DataPrep Orchestrator

Enterprise

Image$DATAOPS_DATAPREP_RUNNER_IMAGE

The DataPrep orchestrator allows the processing and synchronizing of files between two locations, such as two different AWS S3 buckets or a local folder and an Azure Storage Blob.

All the files in the input/source location are compared to the output/target location. Files not present at the target location are downloaded from the source, processed, and uploaded to the target.

The file processing is handled by either Python or bash scripts, with the following locations supported and interchangeable:

  1. AWS S3 Bucket
  2. Local Directory
  3. Azure Storage Blob Container

Usage

The DataPrep orchestrator workflow is as follows:

  1. Check the defined storage locations.

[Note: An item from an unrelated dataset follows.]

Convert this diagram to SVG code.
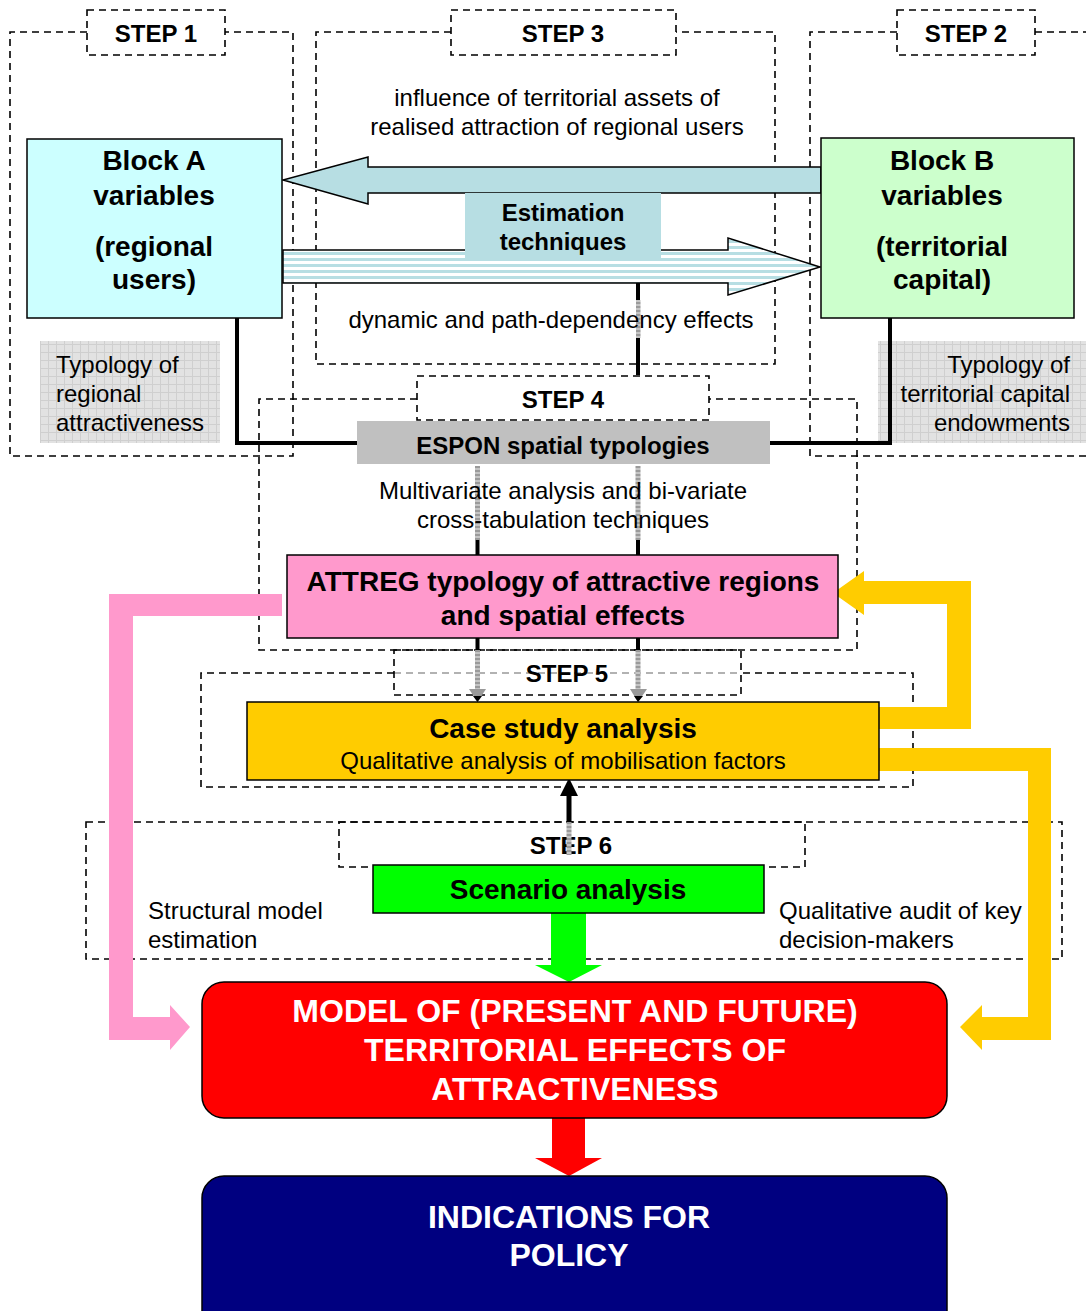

    • For both input and output storage locations, check for required keys
    • Configures the environment
    • Test the connections with the supplied credentials
  2. Fetch the list of files.

    • Fetch the list of files located in the input storage location
    • Fetch the list of files located in the output storage location
  3. Compare the file list by name.

  4. Start synchronization for each file present in the input but not the output.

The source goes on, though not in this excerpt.